Kenapa orang awam tidak boleh mendebat kiyai?”


Kenapa orang awam tidak boleh mendebat kiyai?”

“Kok beragama ribet sekali sih?”

Beragama tidak ribet, anda saja yang selama ini salah kaprah. Mari perhatikan dua poin berikut ini:

1. Kewajiban awam dalam agama itu tidak rumit. Cukup pelajari ilmu fardhu ‘ain dan mengamalkannya. Dan pastikan setiap sisi kehidupan anda, terikat dengan aturan syariat.

Tidak susah kan?

Orang awam tidak dituntut (fardhu ‘ain) untuk belajar nahwu, ushul fiqih, ushul tafsir, ushul Hadits, perbandingan madzhab, dll. Biarkan itu menjadi tugas para ustadz dan calon ustadz.

2. Kok awam tidak boleh mendebat dan mengkritik ustadz atau kiyai? Berarti Islam ini feodal, elitis dan tidak egalitir dong?

Eh tong, perlu dipahami, yang tidak boleh debat dan kritik itu, pada persoalan keilmuan, bukan pada semua perkara.

Kalau anda melihat seorang guru agama, mencium seorang gadis di ruang publik, yang dipastikan bukan istri dan bukan mahramnya, anda tegur saja langsung si guru agama tersebut, mau dia dikenal di masyarakat sebagai ustadz, kiyai, ajengan, tuan guru, habib, dll., karena yang dilakukannya itu perkara munkar, tanpa ada khilaf.

Namun kalau bicara persoalan keilmuan, anda yang awam memang tidak punya hak untuk mendebat atau mengkritik. Untuk berkata “setuju” saja, anda tidak memiliki hak. Ini bukan soal feodal atau elitis. Ini soal kapasitas keilmuan dan keahlian.
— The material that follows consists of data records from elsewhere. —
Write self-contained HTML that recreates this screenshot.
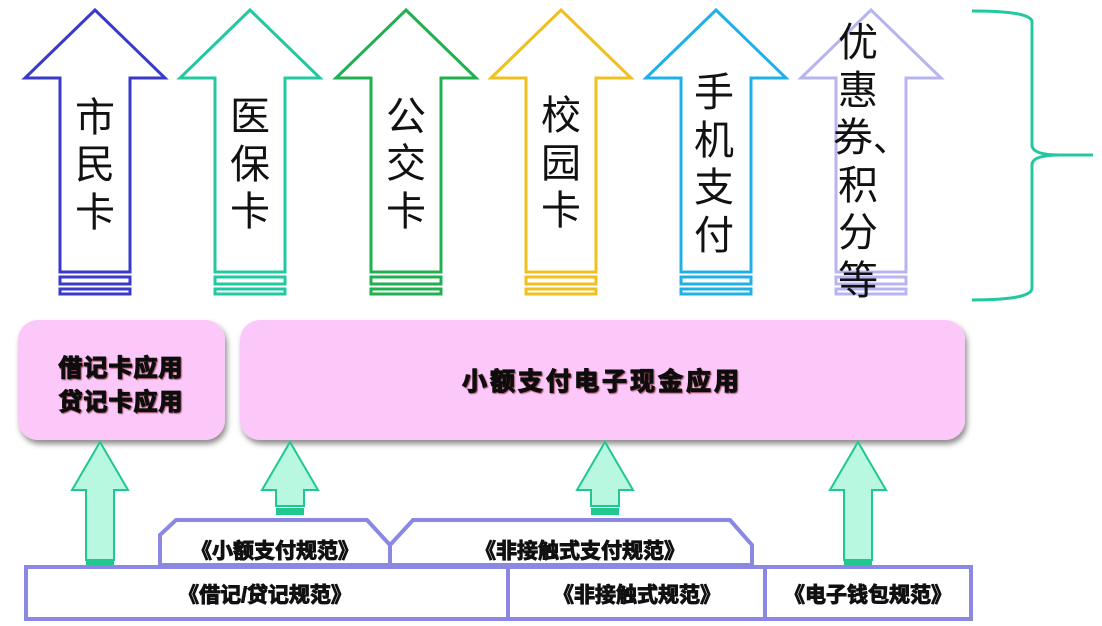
<!DOCTYPE html>
<html><head><meta charset="utf-8"><style>
html,body{margin:0;padding:0;background:#fff;}
svg{display:block;}
text{font-family:"Liberation Sans","Noto Sans CJK SC",sans-serif;}
</style></head><body>
<svg width="1102" height="626" viewBox="0 0 1102 626" xmlns="http://www.w3.org/2000/svg">
<defs>
<filter id="sh" x="-10%" y="-10%" width="130%" height="130%"><feDropShadow dx="2" dy="4" stdDeviation="3" flood-color="#000" flood-opacity="0.45"/></filter>
<filter id="ts"><feDropShadow dx="1" dy="1" stdDeviation="0.6" flood-color="#600" flood-opacity="0.6"/></filter>
</defs>
<g fill="#fff" stroke-width="3">
<g stroke="#3a3ac8"><polygon points="95,10 165,78 130,78 130,272 60,272 60,78 25,78"/><rect x="60" y="277" width="70" height="7"/><rect x="60" y="289" width="70" height="5"/></g>
<g stroke="#22c8a0"><polygon points="250,10 320,78 285,78 285,272 215,272 215,78 180,78"/><rect x="215" y="277" width="70" height="7"/><rect x="215" y="289" width="70" height="5"/></g>
<g stroke="#20b050"><polygon points="406,10 476,78 441,78 441,272 371,272 371,78 336,78"/><rect x="371" y="277" width="70" height="7"/><rect x="371" y="289" width="70" height="5"/></g>
<g stroke="#f0c020"><polygon points="561,10 631,78 596,78 596,272 526,272 526,78 491,78"/><rect x="526" y="277" width="70" height="7"/><rect x="526" y="289" width="70" height="5"/></g>
<g stroke="#20b0e8"><polygon points="716,10 786,78 751,78 751,272 681,272 681,78 646,78"/><rect x="681" y="277" width="70" height="7"/><rect x="681" y="289" width="70" height="5"/></g>
<g stroke="#b8b4f0"><polygon points="871,10 941,78 906,78 906,272 836,272 836,78 801,78"/><rect x="836" y="277" width="70" height="7"/><rect x="836" y="289" width="70" height="5"/></g>
</g>
<g font-size="40" fill="#111" text-anchor="middle">
<text x="95" y="131">市</text><text x="95" y="178">民</text><text x="95" y="226">卡</text>
<text x="250" y="130">医</text><text x="250" y="178">保</text><text x="250" y="225">卡</text>
<text x="406" y="130">公</text><text x="406" y="177">交</text><text x="406" y="225">卡</text>
<text x="561" y="129">校</text><text x="561" y="177">园</text><text x="561" y="224">卡</text>
<text x="714" y="106">手</text><text x="714" y="154">机</text><text x="714" y="201">支</text><text x="714" y="249">付</text>
<text x="858" y="56">优</text><text x="858" y="104">惠</text><text x="833" y="151" text-anchor="start">券<tspan font-size="36">、</tspan></text><text x="858" y="199">积</text><text x="858" y="246">分</text><text x="858" y="294">等</text>
</g>
<path d="M972,11 Q1032,11 1032,22 L1032,145 Q1032,155 1060,155 L1093,155 M1060,155 Q1032,155 1032,165 L1032,288 Q1032,300 972,300" fill="none" stroke="#22c8a0" stroke-width="3"/>
<rect x="18" y="320" width="207" height="120" rx="20" fill="#fcc8fa" filter="url(#sh)"/>
<rect x="240" y="320" width="725" height="120" rx="20" fill="#fcc8fa" filter="url(#sh)"/>
<g font-size="24" font-weight="bold" fill="#111" stroke="#111" stroke-width="1.2" filter="url(#ts)" letter-spacing="1">
<text x="121" y="376" text-anchor="middle">借记卡应用</text>
<text x="121" y="410" text-anchor="middle">贷记卡应用</text>
<text x="602" y="390" text-anchor="middle" font-size="25" letter-spacing="3">小额支付电子现金应用</text>
</g>
<g fill="#b8f8e0" stroke="#20c890" stroke-width="2">
<polygon points="100,442 128,490 114,490 114,560 86,560 86,490 72,490"/><rect x="86" y="561" width="28" height="6" fill="#20c890" stroke="none"/>
<polygon points="290,442 318,490 304,490 304,506 276,506 276,490 262,490"/><rect x="276" y="508" width="28" height="7" fill="#20c890" stroke="none"/>
<polygon points="605,442 633,490 619,490 619,506 591,506 591,490 577,490"/><rect x="591" y="508" width="28" height="7" fill="#20c890" stroke="none"/>
<polygon points="858,442 886,490 872,490 872,560 844,560 844,490 830,490"/><rect x="844" y="561" width="28" height="6" fill="#20c890" stroke="none"/>
</g>
<g fill="#fff" stroke="#8a88e0" stroke-width="4">
<polygon points="160,565 160,535 176,520 367,520 390,545 390,565"/>
<polygon points="390,565 390,545 413,520 730,520 752,545 752,565"/>
<rect x="26" y="567" width="482" height="52"/>
<rect x="508" y="567" width="257" height="52"/>
<rect x="765" y="567" width="206" height="52"/>
</g>
<g font-size="21" font-weight="bold" fill="#111" stroke="#111" stroke-width="1" text-anchor="middle">
<text x="275" y="558">《小额支付规范》</text>
<text x="580" y="558">《非接触式支付规范》</text>
<text x="265" y="602">《借记/贷记规范》</text>
<text x="637" y="602">《非接触式规范》</text>
<text x="868" y="602">《电子钱包规范》</text>
</g>
</svg>
</body></html>
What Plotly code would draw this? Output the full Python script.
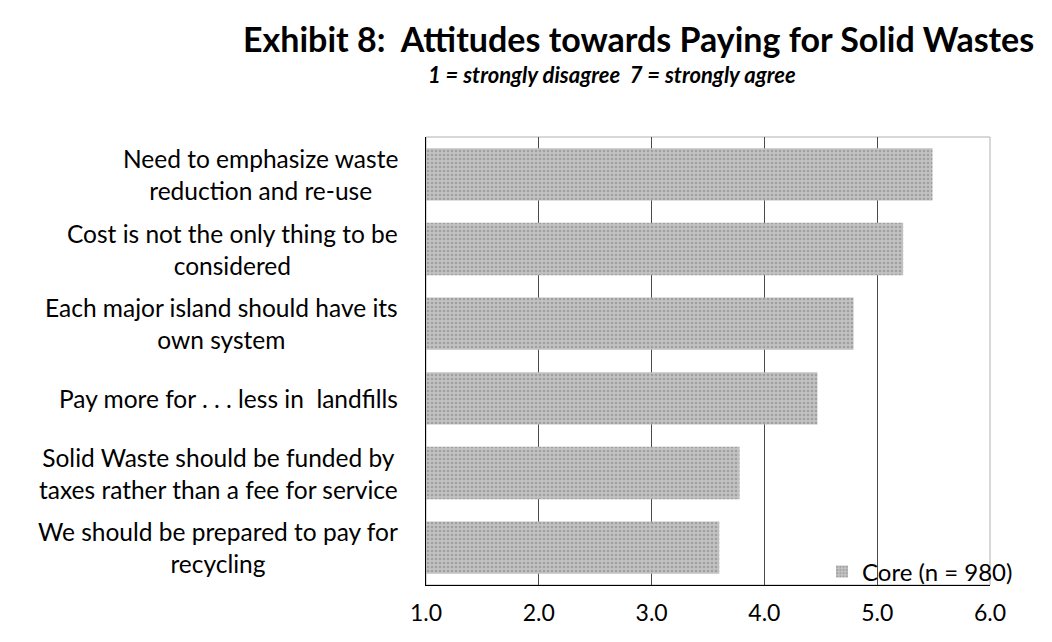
import plotly.graph_objects as go

categories = [
    "We should be prepared to pay for<br>recycling",
    "Solid Waste should be funded by<br>taxes rather than a fee for service",
    "Pay more for . . . less in  landfills",
    "Each major island should have its<br>own system",
    "Cost is not the only thing to be<br>considered",
    "Need to emphasize waste<br>reduction and re-use",
]
values = [3.60, 3.78, 4.47, 4.79, 5.23, 5.49]
tick_vals = [1, 2, 3, 4, 5, 6]
tick_text = ["1.0", "2.0", "3.0", "4.0", "5.0", "6.0"]
series_name = "Core (n = 980)"

FONT = "Lato"
W, H = 1052, 642
L, R, T, B = 426, 62, 137, 57
pw, ph = W - L - R, H - T - B

def px_x(px):
    return (px - L) / pw

def px_y(py):
    return (H - B - py) / ph

fig = go.Figure()
fig.add_trace(go.Bar(
    y=categories, x=values, orientation="h", name=series_name,
    marker=dict(color="#bdbdbd", line=dict(width=0),
                pattern=dict(shape=".", fgcolor="#7e7e7e", bgcolor="#c2c2c2",
                             size=4, solidity=0.35)),
    showlegend=True,
))

for cat in categories:
    fig.add_annotation(x=0, xref="paper", y=cat, yref="y", text=cat,
                       xanchor="right", yanchor="middle", align="center",
                       xshift=-26, showarrow=False,
                       font=dict(family=FONT, size=24.5, color="#000"))

fig.add_annotation(x=px_x(638), xref="paper", y=px_y(38), yref="paper",
                   text="<b>Exhibit 8:  Attitudes towards Paying for Solid Wastes</b>",
                   showarrow=False, xanchor="center", yanchor="middle",
                   font=dict(family=FONT, size=34, color="#000"))
fig.add_annotation(x=px_x(612), xref="paper", y=px_y(74), yref="paper",
                   text="<b><i>1 = strongly disagree  7 = strongly agree</i></b>",
                   showarrow=False, xanchor="center", yanchor="middle",
                   font=dict(family=FONT, size=22, color="#000"))

# light plot-area frame
fig.add_shape(type="rect", xref="paper", yref="paper", x0=0, x1=1, y0=0, y1=1,
              line=dict(color="#b0b0b0", width=1), layer="below")

fig.update_layout(
    width=W, height=H,
    margin=dict(l=L, r=R, t=T, b=B, pad=0),
    plot_bgcolor="white", paper_bgcolor="white",
    bargap=0.3,
    showlegend=True,
    legend=dict(x=px_x(822), xanchor="left", y=px_y(572), yanchor="middle",
                bgcolor="rgba(0,0,0,0)", font=dict(family=FONT, size=24, color="#000"),
                itemwidth=30, tracegroupgap=0),
    xaxis=dict(range=[1, 6], tickvals=tick_vals, ticktext=tick_text,
               showgrid=True, gridcolor="#4a4a4a", gridwidth=1,
               showline=True, linecolor="#000", linewidth=1,
               ticks="", ticklabelstandoff=7, zeroline=False,
               tickfont=dict(family=FONT, size=23, color="#000")),
    yaxis=dict(showticklabels=False, showgrid=False, showline=True,
               linecolor="#000", linewidth=1, ticks="", zeroline=False),
)

fig.write_html("out.html", config={"displayModeBar": False},
               post_script="document.body.style.margin='0';document.body.style.overflow='hidden';")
Tidak mungkin kan, saat misalnya para dokter spesialis jantung sedang diskusi tentang satu jenis penyakit jantung yang langka, anda yang bahkan tidak pernah masuk pintu gerbang fakultas kedokteran, tiba-tiba ikut nimbrung diskusi, dan membantah hasil analisis dari para dokter tersebut?

Kalau ada yang bilang dia boleh mendebat para dokter spesialis tersebut dalam analisis penyakit, berarti akalnya telah hilang.